05-24 highlighter pen text

[Image above] Credit: rawpixel (CC0)

As countries around the world stumble their way toward implementing effective and equitable open-access policies, the public availability of data is only the first step in making scientific research accessible to everyone. People will also need ways to sort and categorize these vast swaths of data so insightful patterns and conclusions can be identified and extracted.

This need is particularly pressing in the materials science community. Currently, most existing databases for material properties contain calculated rather than experimental values due to the nonuniform presentation of data across scientific texts, which makes data extraction difficult. Calculated values may not accurately reflect real-world scenarios, however, so curating experimental data lays the groundwork for more accurate analysis and comparison.

The emergence of large language models, such as those that power ChatGPT, have the potential to revolutionize data extraction and curation. These systems are trained to achieve general-purpose language understanding, which allows them to automatically extract relevant data from scientific literature.

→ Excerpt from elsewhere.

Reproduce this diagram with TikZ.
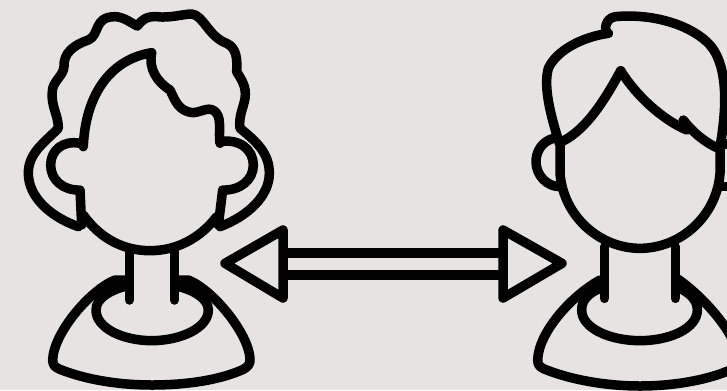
\documentclass[tikz,border=0pt]{standalone}
\usepackage{tikz}
\definecolor{wallgrey}{HTML}{E6E3E2}
\tikzset{outline/.style={line width=9.5pt,line cap=round,line join=round,black}}
\begin{document}
\begin{tikzpicture}[x=0.33333pt,y=-0.33333pt]
\fill[wallgrey] (0,0) rectangle (2181,1170);
\useasboundingbox (0,0) rectangle (2181,1170);
\clip (0,0) rectangle (2181,1170);
% left person
\draw[outline] (235,680) .. controls (150,650) and (85,590) .. (85,520) .. controls (85,460) and (130,430) .. (175,385) .. controls (175,340) and (150,320) .. (158,265) .. controls (165,240) and (190,225) .. (192,200) .. controls (190,160) and (220,135) .. (265,120) .. controls (300,105) and (280,50) .. (345,50) .. controls (370,50) and (395,70) .. (412,78) .. controls (425,60) and (440,48) .. (470,50) .. controls (510,55) and (550,42) .. (575,42) .. controls (610,45) and (625,110) .. (680,130) .. controls (710,145) and (712,175) .. (710,215) .. controls (725,240) and (740,260) .. (735,295) .. controls (730,325) and (715,350) .. (720,385) .. controls (770,425) and (808,460) .. (808,520) .. controls (808,590) and (740,650) .. (660,680);
\draw[outline] (250,440) .. controls (255,300) and (320,180) .. (455,158) .. controls (445,205) and (470,245) .. (510,270) .. controls (525,300) and (535,335) .. (580,338) .. controls (610,335) and (630,315) .. (650,340) .. controls (665,360) and (655,400) .. (660,430);
\draw[outline] (240,430) .. controls (190,420) and (152,450) .. (152,495) .. controls (152,540) and (190,572) .. (240,570) -- (245,675);
\draw[outline] (660,425) .. controls (720,415) and (760,450) .. (760,495) .. controls (760,540) and (720,572) .. (668,570) -- (655,675);
\draw[outline] (250,645) .. controls (300,715) and (370,752) .. (450,752) .. controls (530,752) and (600,715) .. (650,650);
\draw[outline] (388,750) -- (388,900);
\draw[outline] (523,750) -- (523,900);
\draw[outline] (385,840) -- (345,840) .. controls (270,870) and (160,1000) .. (158,1080) .. controls (158,1095) and (165,1102) .. (180,1108) .. controls (260,1140) and (360,1155) .. (455,1155) .. controls (560,1155) and (660,1140) .. (730,1108) .. controls (745,1100) and (752,1090) .. (750,1075) .. controls (745,1000) and (640,870) .. (565,840) -- (530,840);
\draw[outline] (380,858) .. controls (330,870) and (288,895) .. (288,930) .. controls (288,985) and (370,1022) .. (455,1022) .. controls (540,1022) and (625,985) .. (625,930) .. controls (625,895) and (580,870) .. (530,858);
% double arrow
\draw[outline] (849,690) -- (675,790) -- (849,894) -- cycle;
\draw[outline] (1509,690) -- (1686,790) -- (1509,894) -- cycle;
\draw[outline,line cap=butt] (849,759) -- (1509,759);
\draw[outline,line cap=butt] (849,825) -- (1509,825);
% right person
\begin{scope}[xshift=500pt]
\draw[outline] (178,430) .. controls (150,340) and (130,260) .. (145,205) .. controls (170,150) and (250,110) .. (325,100) .. controls (310,95) and (315,55) .. (345,50) .. controls (450,40) and (560,70) .. (620,125) .. controls (670,170) and (690,270) .. (660,440);
\draw[outline] (185,425) .. controls (260,390) and (320,290) .. (362,212) .. controls (410,290) and (490,360) .. (560,390);
\draw[outline] (550,360) .. controls (580,400) and (620,430) .. (655,445);
\draw[outline] (180,430) -- (180,520) .. controls (190,650) and (300,745) .. (420,745) .. controls (540,745) and (650,650) .. (660,520) -- (660,440);
\draw[outline] (160,415) .. controls (125,425) and (108,455) .. (108,485) .. controls (108,525) and (140,560) .. (180,560);
\draw[outline] (660,432) -- (690,432);
\draw[outline] (665,560) -- (690,560);
\draw[outline] (313,740) -- (313,895);
\draw[outline] (526,740) -- (526,895);
\draw[outline] (300,840) .. controls (210,890) and (115,1000) .. (113,1080) .. controls (113,1095) and (120,1102) .. (135,1108) .. controls (215,1140) and (320,1158) .. (420,1158) .. controls (520,1158) and (625,1140) .. (695,1108) .. controls (710,1100) and (717,1090) .. (715,1075) .. controls (710,1000) and (605,885) .. (530,835);
\draw[outline] (300,865) .. controls (265,880) and (245,900) .. (245,930) .. controls (245,985) and (330,1022) .. (420,1022) .. controls (510,1022) and (592,985) .. (592,930) .. controls (592,900) and (570,880) .. (535,862);
\end{scope}
\end{tikzpicture}
\end{document}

Extracting the relevant data can only happen after the text is properly labeled and organized, however. And as mentioned above, scientific texts typically do not present data in a structured, uniform manner. So, researchers are often left with the cumbersome task of annotating the data before extraction.

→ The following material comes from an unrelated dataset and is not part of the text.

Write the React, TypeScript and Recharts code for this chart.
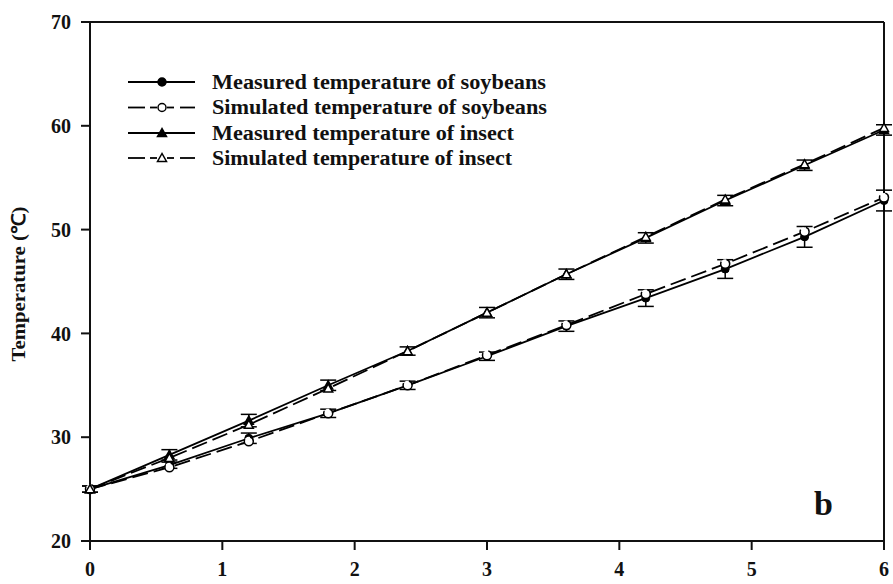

Several groups have explored the development of semi-automatic annotation methods to reduce the need for manual labeling, such as here, here, and here. Inspired by these past works, researchers led by University of Utah associate professor Taylor Sparks developed a new method that harnesses the power of Google’s Gemini Pro language model to further reduce the need for manual annotation.

As explained in the paper describing their new method, Sparks and his graduate students Hasan M. Sayeed and Trupti Mohanty fed text from materials science literature into the model one section at a time. They chose this approach “to ensure that similar kinds of information remain together, enhancing the clarity and coherence of the annotations,” they explain.

They selected a diverse set of 10 articles spanning various domains within materials science, such as supercapacitors, high-entropy alloys, batteries, and ceramics, to test their semi-automatic annotation method. Compared to manual annotation of the papers, which typically requires about 55 minutes per paper, the use of Gemini Pro reduced the need for manual editing and corrections to about 15 minutes per paper.

“This demonstrates the potential for our approach to minimize manual effort while ensuring high-quality annotations, making it a promising solution for accelerating data extraction from materials science literature,” they write.

In the paper’s discussion section, Sparks and his students note that while their method used only a single language model, it is worth considering the use of multiple models for benchmarking purposes. Additionally, future research may explore using a large language model that is fine-tuned for materials science literature, unlike Gemini Pro.

“By pursuing these avenues for improvement, we can continue to advance semi-automated annotation techniques,” they conclude.

Readers interested in accessing the annotated data generated in this study can access it on Figshare.

The paper, published in Integrating Materials and Manufacturing Innovation, is “Annotating materials science text: A semi-automated approach for crafting outputs with Gemini Pro” (DOI: 10.1007/s40192-024-00356-4).